GEMM based on the RISC-V Vector Extension (Part 1)

We will describe several times floating-point matrix multiplication kernels based on the RISC-V Vector Extension. In Part 1, we created double-, single- and half-precision floating-point matrix multiplication kernels for arbitrary matrix sizes and evaluated their performance using Ara’s RTL simulator.

Goal

The goal is to create floating-point matrix multiplication kernels based on the RISC-V Vector Extension and evaluate their performance using Ara’s RTL simulator.

Specifically, it targets GEMM (GEneral Matrix-to-matrix Multiply) compatible matrix multiplication kernels for BLAS (Basic Linear Algebra Subprograms). We also refer to the cblas_[d|s|h]gemm as a concrete API, where d, s and h represent double-, single- and half-precision floating-point respectively.

Below is the prototype declaration of cblas_dgemm in Netlib.

void cblas_dgemm(CBLAS_LAYOUT    layout,
                 CBLAS_TRANSPOSE TransA,
                 CBLAS_TRANSPOSE TransB,
                 const CBLAS_INT M,
                 const CBLAS_INT N,
                 const CBLAS_INT K,
                 const double    alpha,
                 const double*   A,
                 const CBLAS_INT lda,
                 const double*   B,
                 const CBLAS_INT ldb,
                 const double    beta,
                 double*         C,
                 const CBLAS_INT ldc);

The processing is as follows.

C = alpha * op(A) * op(B) + beta * C
with op(A) = [M x K], op(B) = [K x N], C = [M x N]

op(A) uses A as is when TransA is CblasNoTrans, and uses transposed A when TransA is CblasTrans. The same is true for op(B).

The simplified matrix product C = A * B corresponds to when both TransA and TransB are CblasNoTrans, alpha is 1.0 and beta is 0.0.

Ara

Ara is an implementation of the RISC-V Vector Extension (RVV) developed by the PULP (Parallel Ultra Low Power) project. Ara supports RVV v1.0.

Ara is characterized by its long VLEN (bit length of each vector register), and the default VLEN is 4096-bit even in a 256-bit configuration with four 64-bit Vector Units. Each vector register can handle 64 elements of double-precision floating-point, so if 32 vector registers are fully utilized, 2048 elements of double-precision floating-point can be handled.

Ara’s repository also has fmatmul, a double-precision floating-point matrix multiplication kernel. However, it is quite simplistic and has many issues for GEMM compatibility, such as not supporting arbitrary matrix sizes.

GEMM on Ara RTL Simulator

The prototype declaration of dgemm implemented in Part 1 is as follows. As of Part 1, transposition, alpha and beta are not supported.
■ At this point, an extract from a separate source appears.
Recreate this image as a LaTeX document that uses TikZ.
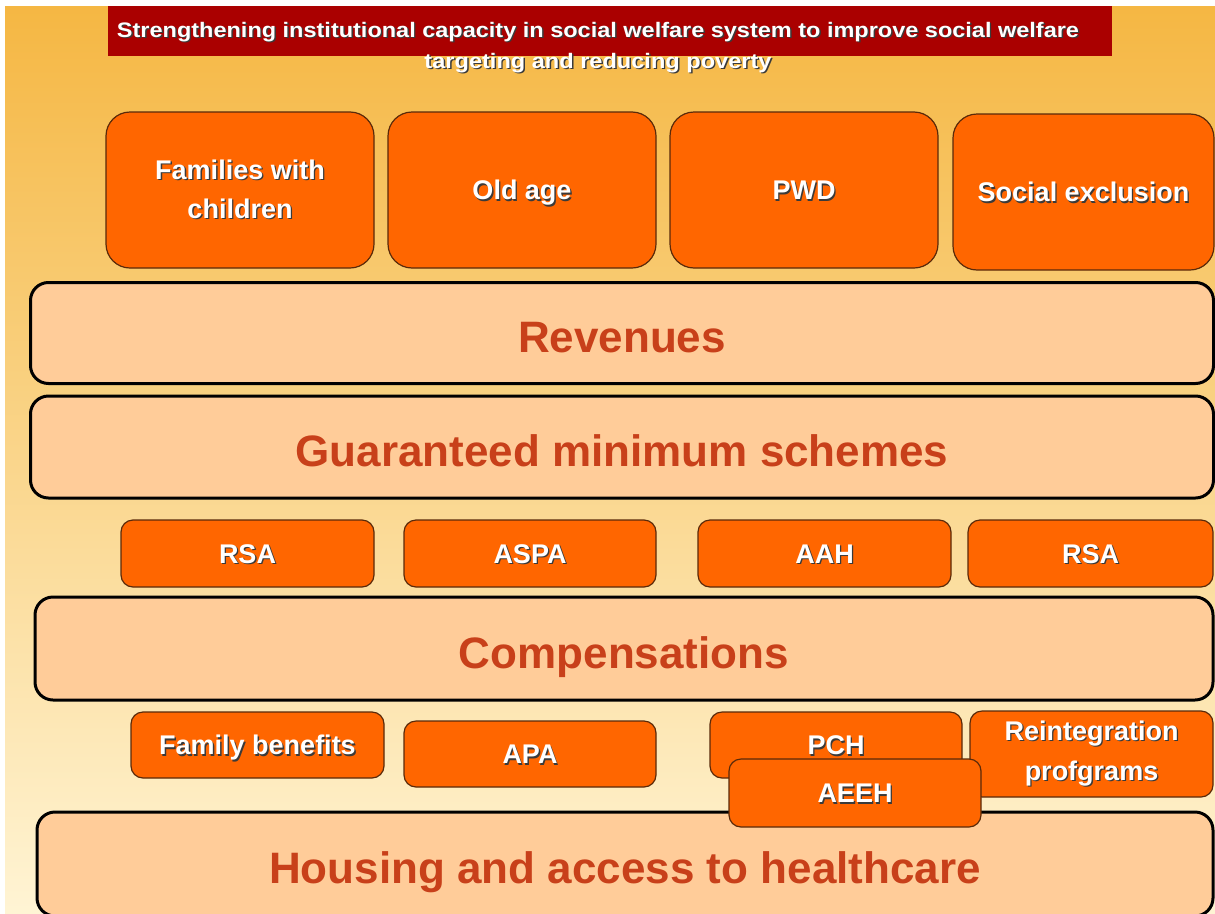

void dgemm(const CBLAS_INT M,
           const CBLAS_INT N,
           const CBLAS_INT K,
           const double*   A,
           const CBLAS_INT lda,
           const double*   B,
           const CBLAS_INT ldb,
           double*         C,
           const CBLAS_INT ldc);

The featured image shows the performance of the double-, single- and half-precision floating-point matrix multiplication kernels in Ara’s 4_lanes (256-bit with four 64-bit Vector Units) configuration. DGEMM, SGEMM and HGEMM correspond to double-, single- and half-precision floating-point matrix multiplication kernels respectively.

The table below shows the performance and utilization of DGEMM, SGEMM and HGEMM when the size of the square matrix (M=N=K) is 128.

	Performance (FLOP/cycle)	Utilization (%)
DGEMM	7.776	97.2
SGEMM	15.437	96.5
HGEMM	28.520	89.1

The utilization of DGEMM and SGEMM exceeds 95%, and the utilization of HGEMM is about 90%, so we can see that it is very efficient. Ara’s Vector Unit is equipped with FMA (Fused Multiply-Add), so even with a configuration of four 64-bit Vector Units, eight double-precision floating-point operations are possible per cycle. Therefore, the utilization (%) of DGEMM is 7.776 / 8 * 100 = 97.2. Similarly, for single- and half-precision, 16 and 32 floating-point operations per cycle are possible.

However, by supporting arbitrary matrix sizes, issues with Ara became apparent. One of them is poor utilization when the size of the square matrix is odd. The case of SGEMM is remarkable, the utilization of matrix size 64 exceeds 80%, while the utilization of matrix size 65 drops to about 50%. If workarounds can be taken, it recovers to nearly 65% of utilization for matrix size 66, but it seems difficult to keep high utilization all the time.

Summary

We created double-, single- and half-precision floating-point matrix multiplication kernels based on the RISC-V Vector Extension and evaluated their performance using Ara’s RTL simulator.